Künstliche Intelligenz als Problemlöser
Selbst jetzt, wo die Automatisierung von Fabriken extrem voranschreitet, sind zahlreiche Prozesse in der Fertigung nach wie vor von manuellen Tätigkeiten geprägt. Ganz besonders trifft das auch die Qualitätskontrolle zu. Hier gibt es durch künstliche Intelligenz in Kombination mit Kameratechnik allerdings neue Möglichkeiten zur Automatisierung der Prozesse.
Steigende Produktionskosten, Fachkräftemangel, Digitalisierung: Diese Trends machen vor keiner Branche Halt. Hinzu kommen hohe Ansprüche an Präzision und Qualität. Manuelle Prozesse können die Erwartungen an einen reibungslosen Arbeitsablauf, an das Produkt, aber auch an die Ressourceneffizienz kaum noch erfüllen.
Die manuelle Qualitätskontrolle hat darüber hinaus spezifische Schwächen: Sie ist zeitaufwändig und die Genauigkeit der Prüfungen hängt naturgemäß von der Qualifikation und der Tagesform der Mitarbeiter ab. Insbesondere in strukturschwachen Regionen sind Mitarbeiter zudem immer schwerer zu finden.

Oberflächendefekte aus Metall sind mi KI-Algorithmen gut zu erkennen.

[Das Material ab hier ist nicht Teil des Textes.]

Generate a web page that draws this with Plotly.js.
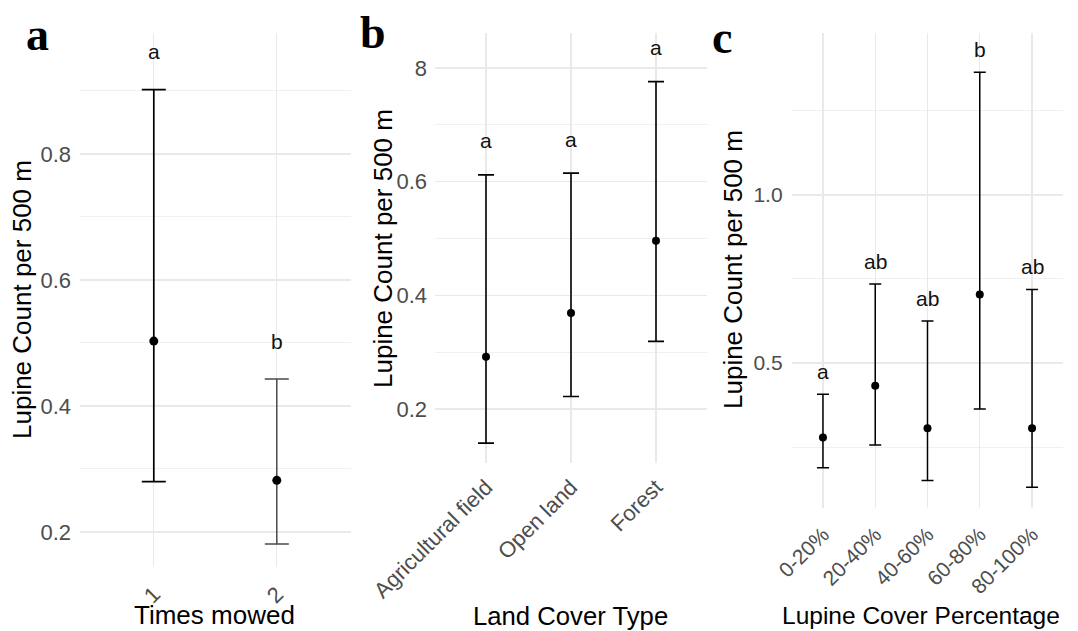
<!DOCTYPE html>
<html>
<head>
<meta charset="utf-8">
<script src="https://cdn.plot.ly/plotly-3.0.1.min.js"></script>
<style>html,body{margin:0;padding:0;background:#fff;}#chart{width:1078px;height:631px;}</style>
</head>
<body>
<div id="chart"></div>
<script>
// ---- Data ----
const mowCats = ['1', '2'];
const mowMean = [0.503, 0.282];
const mowUpper = [0.902, 0.443];
const mowLower = [0.280, 0.181];
const mowLetters = ['a', 'b'];

const landCats = ['Agricultural field', 'Open land', 'Forest'];
const landMean = [0.292, 0.369, 0.496];
const landUpper = [0.612, 0.615, 0.776];
const landLower = [0.140, 0.222, 0.319];
const landLetters = ['a', 'a', 'a'];

const coverCats = ['0-20%', '20-40%', '40-60%', '60-80%', '80-100%'];
const coverMean = [0.278, 0.432, 0.306, 0.704, 0.306];
const coverUpper = [0.407, 0.735, 0.625, 1.365, 0.719];
const coverLower = [0.188, 0.256, 0.150, 0.363, 0.130];
const coverLetters = ['a', 'ab', 'ab', 'b', 'ab'];

const mowYTicks = [0.2, 0.4, 0.6, 0.8];
const mowYText = ['0.2', '0.4', '0.6', '0.8'];
const landYTicks = [0.2, 0.4, 0.6, 0.8];
const landYText = ['0.2', '0.4', '0.6', '8'];
const coverYTicks = [0.5, 1.0];
const coverYText = ['0.5', '1.0'];

const yTitle = 'Lupine Count per 500 m';
const xTitles = ['Times mowed', 'Land Cover Type', 'Lupine Cover Percentage'];
const panelLetters = ['a', 'b', 'c'];

// ---- Helpers ----
const W = 1078, H = 631;
const SANS = 'Liberation Sans, Arial, sans-serif';
const px = v => v / W;
const py = v => 1 - v / H;

function errTrace(cats, mean, upper, lower, xa, ya, opts, idx) {
  const sel = idx ? idx : mean.map((_, i) => i);
  return {
    type: 'scatter', mode: 'markers', xaxis: xa, yaxis: ya,
    x: sel.map(i => cats[i]), y: sel.map(i => mean[i]),
    marker: {color: '#000', size: opts.size},
    error_y: {
      type: 'data', symmetric: false, visible: true,
      array: sel.map(i => upper[i] - mean[i]),
      arrayminus: sel.map(i => mean[i] - lower[i]),
      width: opts.width, thickness: opts.thick, color: opts.color
    },
    showlegend: false, hoverinfo: 'x+y'
  };
}

const traces = [
  errTrace(mowCats, mowMean, mowUpper, mowLower, 'x', 'y', {size: 9, width: 12, thick: 1.7, color: '#000'}, [0]),
  errTrace(mowCats, mowMean, mowUpper, mowLower, 'x', 'y', {size: 9, width: 12, thick: 1.5, color: '#4a4a4a'}, [1]),
  errTrace(landCats, landMean, landUpper, landLower, 'x2', 'y2', {size: 8, width: 8, thick: 1.6, color: '#000'}),
  errTrace(coverCats, coverMean, coverUpper, coverLower, 'x3', 'y3', {size: 8, width: 6, thick: 1.5, color: '#000'})
];

const gridMajor = '#e9e9e9';
const gridMinor = '#f0f0f0';
const tickFont = {family: SANS, size: 21, color: '#4d4d4d'};

function xAxis(cats, dom, anchor, standoff, fsize) {
  return {
    type: 'category', domain: dom, anchor: anchor, categoryorder: 'array', categoryarray: cats,
    range: [-0.6, cats.length - 0.4], showgrid: true, gridcolor: gridMajor, gridwidth: 1.2,
    zeroline: false, showline: false, ticks: '', tickangle: -45,
    tickfont: Object.assign({}, tickFont, {size: fsize}), ticklabelstandoff: standoff, fixedrange: true
  };
}
function yAxis(dom, anchor, range, tv, tt, minorDt, standoff, fsize) {
  return {
    domain: dom, anchor: anchor, range: range, tickvals: tv, ticktext: tt,
    showgrid: true, gridcolor: gridMajor, gridwidth: 1.2, zeroline: false, showline: false, ticks: '',
    minor: {dtick: minorDt, tick0: 0, showgrid: true, gridcolor: gridMinor, gridwidth: 1, ticks: ''},
    tickfont: Object.assign({}, tickFont, {size: fsize}), ticklabelstandoff: standoff, fixedrange: true
  };
}

const layout = {
  width: W, height: H, margin: {l: 0, r: 0, t: 0, b: 0},
  paper_bgcolor: '#fff', plot_bgcolor: '#fff', showlegend: false,
  font: {family: SANS},
  xaxis: xAxis(mowCats, [px(80), px(350.6)], 'y', 9, 22),
  yaxis: yAxis([py(567), py(33)], 'x', [0.1444, 0.992], mowYTicks, mowYText, 0.1, 8, 22),
  xaxis2: xAxis(landCats, [px(435), px(707)], 'y2', 6, 22),
  yaxis2: yAxis([py(463), py(33)], 'x2', [0.105, 0.8616], landYTicks, landYText, 0.1, 7, 22),
  xaxis3: xAxis(coverCats, [px(791.6), px(1063.4)], 'y3', 9, 21),
  yaxis3: yAxis([py(508), py(33)], 'x3', [0.0685, 1.482], coverYTicks, coverYText, 8, 8, 21),
  annotations: []
};
layout.yaxis3.minor.dtick = 0.25;

// category axes: annotation x given as the category index
function letterAnns(cats, upper, letters, xa, ya, off) {
  return cats.map((c, i) => ({
    xref: xa, yref: ya, x: i, y: upper[i] + off, text: letters[i], showarrow: false,
    xanchor: 'center', yanchor: 'middle', font: {family: SANS, size: 21, color: '#111'}
  }));
}
layout.annotations.push(...letterAnns(mowCats, mowUpper, mowLetters, 'x', 'y', 0.06));
layout.annotations.push(...letterAnns(landCats, landUpper, landLetters, 'x2', 'y2', 0.06));
layout.annotations.push(...letterAnns(coverCats, coverUpper, coverLetters, 'x3', 'y3', 0.067));

// Y titles
[[22, 300, 26], [383, 249, 26], [733, 270, 26]].forEach(([x, y, s]) => {
  layout.annotations.push({xref: 'paper', yref: 'paper', x: px(x), y: py(y), text: yTitle, textangle: -90,
    showarrow: false, xanchor: 'center', yanchor: 'middle', font: {family: SANS, size: s, color: '#000'}});
});
// X titles
[[214, 615, 26], [570, 616, 25.7], [921, 615, 24.5]].forEach(([x, y, s], i) => {
  layout.annotations.push({xref: 'paper', yref: 'paper', x: px(x), y: py(y), text: xTitles[i],
    showarrow: false, xanchor: 'center', yanchor: 'middle', font: {family: SANS, size: s, color: '#000'}});
});
// Panel letters
[[37, 34], [373, 33], [722, 38]].forEach(([x, y], i) => {
  layout.annotations.push({xref: 'paper', yref: 'paper', x: px(x), y: py(y), text: '<b>' + panelLetters[i] + '</b>',
    showarrow: false, xanchor: 'center', yanchor: 'middle',
    font: {family: 'Liberation Serif, Times New Roman, serif', size: 46, color: '#000'}});
});

Plotly.newPlot('chart', traces, layout, {displayModeBar: false, staticPlot: true});
</script>
</body>
</html>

Diese Fakten verdeutlichen, dass die Automatisierung von Qualitätskontrollen in vielerlei Hinsicht Vorteile bringt. Der Gedanke, Qualitätskontrollen zu automatisieren, ist dabei nicht neu. Bereits seit einiger Zeit setzen Unternehmen Kameras und Bildverarbeitungssoftware ein, um ihre Produkte zu überprüfen. In bestimmten Szenarien funktioniert die Technologie, die auf der Entwicklung von Regeln für die Fehlererkennung beruht, auch sehr zuverlässig. Allerdings sind die Grenzen schnell erreicht, wenn eine hohe Fehlervariabilität vorliegt. Dies ist beispielsweise der Fall, wenn Kratzer, Risse oder Einschlüsse auf Oberflächen unterschiedliche Formen annehmen oder an verschiedenen Stellen eines Produkts auftreten können. Diese Variabilität ist schwer in Regeln zu definieren und kann im Einsatz in der Produktionslinie bei falscher Erkennung zu hohem Pseudoausschuss führen.
Die Erkennung von Defekten mit künstlicher Intelligenz funktioniert auf Basis von Beispielbildern. Die KI-Software wird anhand von Bildern trainiert und lernt, zwischen einem guten und einem defekten Produkt zu unterscheiden, ähnlich dem menschlichen Lernprozess. In der Praxis bedeutet es, dass Unternehmen Bauteile mit und ohne Defekte zur Verfügung stellen, von denen mit industriellen Kameras Bilder aufgenommen und mit dem jeweiligen Label, beispielsweise „IO” oder „NIO-Kratzer”, versehen werden. Durch die Weiterentwicklung der Algorithmen benötigt man heute nur noch wenige hundert Bilder pro Kategorie, keine 10.000 Bilder mehr, bis das System funktionsfähig ist.
Nachdem das System einsatzfähig ist läuft der kontinuierliche Lernprozess weiter und führt dazu, dass die Erkennung von Defekten mit der Zeit ständig besser wird und das System weitere Defekte dazu lernt. Besonders gut funktioniert diese Technologie bei Oberflächendefekten, wie Kratzern
oder Rissen, die einen hohen Grad an Variabilität aufweisen. Hier ersetzt sie die Notwendigkeit, Regeln für komplexe Fehlermerkmale zu definieren. Außerdem kann das KI-Modell anhand der Beispielbilder die Variabilität der Defekte lernen und wird dadurch robuster gegen äußere Einflüsse.
Diese Technologie eignet sich besonders gut zur Automatisierung der Qualitätsprüfung am Ende einer Produktionslinie, die eine Vielzahl möglicher Fehler beinhalten kann.
Allerdings sollte KI nicht als ein Allheilmittel für die Qualitätskontrolle angesehen werden, sondern als ein weiteres Werkzeug zur Optimierung des Prozesses. Für einige Verfahren wie das millimetergenaue Messen von Abständen funktionieren herkömmliche Prüftechniken nach wie vor besser als auf neuronalen Netzen beruhende KI-Algorithmen.
Für die Zukunft ist gut vorstellbar, dass KI auch in unterschiedlichen vorgelagerten Schritten zur Anwendung kommt. Insbesondere für die Früherkennung von Fehlern ist das Potenzial enorm. Fehlerhafte Teile könnten hierdurch bereits früh aussortiert werden, ohne unbemerkt den gesamten Prozess zu durchlaufen.